◆ **Aim of the exercise**
Can you retype every record below exactly as written?

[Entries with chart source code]

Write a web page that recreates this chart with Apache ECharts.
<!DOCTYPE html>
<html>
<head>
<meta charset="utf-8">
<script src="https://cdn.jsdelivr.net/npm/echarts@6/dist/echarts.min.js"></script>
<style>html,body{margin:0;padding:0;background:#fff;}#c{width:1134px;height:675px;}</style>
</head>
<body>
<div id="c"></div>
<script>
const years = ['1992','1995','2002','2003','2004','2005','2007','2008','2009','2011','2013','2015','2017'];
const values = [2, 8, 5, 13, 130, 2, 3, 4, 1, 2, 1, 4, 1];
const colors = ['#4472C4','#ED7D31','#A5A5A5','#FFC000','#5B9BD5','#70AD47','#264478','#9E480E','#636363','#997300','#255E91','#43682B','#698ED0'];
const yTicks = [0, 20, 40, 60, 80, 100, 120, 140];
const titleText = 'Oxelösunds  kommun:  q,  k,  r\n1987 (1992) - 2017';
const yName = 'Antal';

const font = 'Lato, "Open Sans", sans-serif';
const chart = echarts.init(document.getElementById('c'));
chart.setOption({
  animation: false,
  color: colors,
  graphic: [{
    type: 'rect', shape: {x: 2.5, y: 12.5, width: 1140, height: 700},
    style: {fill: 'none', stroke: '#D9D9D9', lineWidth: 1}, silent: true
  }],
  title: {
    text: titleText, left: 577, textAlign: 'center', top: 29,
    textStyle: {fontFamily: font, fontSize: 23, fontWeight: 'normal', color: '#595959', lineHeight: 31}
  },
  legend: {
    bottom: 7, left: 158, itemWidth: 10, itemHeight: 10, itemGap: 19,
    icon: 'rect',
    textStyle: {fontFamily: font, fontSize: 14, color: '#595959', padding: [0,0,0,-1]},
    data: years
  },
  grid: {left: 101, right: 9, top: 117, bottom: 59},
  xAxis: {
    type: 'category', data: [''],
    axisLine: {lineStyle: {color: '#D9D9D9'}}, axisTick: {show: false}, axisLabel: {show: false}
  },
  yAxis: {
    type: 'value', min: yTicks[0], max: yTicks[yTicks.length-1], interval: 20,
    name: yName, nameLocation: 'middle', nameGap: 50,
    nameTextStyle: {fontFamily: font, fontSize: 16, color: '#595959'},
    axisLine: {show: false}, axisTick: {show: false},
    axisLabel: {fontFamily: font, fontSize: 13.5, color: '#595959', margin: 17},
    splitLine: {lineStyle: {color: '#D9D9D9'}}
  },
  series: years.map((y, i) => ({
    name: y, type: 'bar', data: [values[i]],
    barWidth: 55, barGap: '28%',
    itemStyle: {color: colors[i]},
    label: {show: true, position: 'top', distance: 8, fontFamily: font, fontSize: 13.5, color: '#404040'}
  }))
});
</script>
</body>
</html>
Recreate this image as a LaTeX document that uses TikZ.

◆ **Correct answer**
Write a web page that recreates this chart with Apache ECharts.
<!DOCTYPE html>
<html>
<head>
<meta charset="utf-8">
<script src="https://cdn.jsdelivr.net/npm/echarts@6/dist/echarts.min.js"></script>
<style>html,body{margin:0;padding:0;background:#fff;}#c{width:1134px;height:675px;}</style>
</head>
<body>
<div id="c"></div>
<script>
const years = ['1992','1995','2002','2003','2004','2005','2007','2008','2009','2011','2013','2015','2017'];
const values = [2, 8, 5, 13, 130, 2, 3, 4, 1, 2, 1, 4, 1];
const colors = ['#4472C4','#ED7D31','#A5A5A5','#FFC000','#5B9BD5','#70AD47','#264478','#9E480E','#636363','#997300','#255E91','#43682B','#698ED0'];
const yTicks = [0, 20, 40, 60, 80, 100, 120, 140];
const titleText = 'Oxelösunds  kommun:  q,  k,  r\n1987 (1992) - 2017';
const yName = 'Antal';

const font = 'Lato, "Open Sans", sans-serif';
const chart = echarts.init(document.getElementById('c'));
chart.setOption({
  animation: false,
  color: colors,
  graphic: [{
    type: 'rect', shape: {x: 2.5, y: 12.5, width: 1140, height: 700},
    style: {fill: 'none', stroke: '#D9D9D9', lineWidth: 1}, silent: true
  }],
  title: {
    text: titleText, left: 577, textAlign: 'center', top: 29,
    textStyle: {fontFamily: font, fontSize: 23, fontWeight: 'normal', color: '#595959', lineHeight: 31}
  },
  legend: {
    bottom: 7, left: 158, itemWidth: 10, itemHeight: 10, itemGap: 19,
    icon: 'rect',
    textStyle: {fontFamily: font, fontSize: 14, color: '#595959', padding: [0,0,0,-1]},
    data: years
  },
  grid: {left: 101, right: 9, top: 117, bottom: 59},
  xAxis: {
    type: 'category', data: [''],
    axisLine: {lineStyle: {color: '#D9D9D9'}}, axisTick: {show: false}, axisLabel: {show: false}
  },
  yAxis: {
    type: 'value', min: yTicks[0], max: yTicks[yTicks.length-1], interval: 20,
    name: yName, nameLocation: 'middle', nameGap: 50,
    nameTextStyle: {fontFamily: font, fontSize: 16, color: '#595959'},
    axisLine: {show: false}, axisTick: {show: false},
    axisLabel: {fontFamily: font, fontSize: 13.5, color: '#595959', margin: 17},
    splitLine: {lineStyle: {color: '#D9D9D9'}}
  },
  series: years.map((y, i) => ({
    name: y, type: 'bar', data: [values[i]],
    barWidth: 55, barGap: '28%',
    itemStyle: {color: colors[i]},
    label: {show: true, position: 'top', distance: 8, fontFamily: font, fontSize: 13.5, color: '#404040'}
  }))
});
</script>
</body>
</html>
Recreate this image as a LaTeX document that uses TikZ.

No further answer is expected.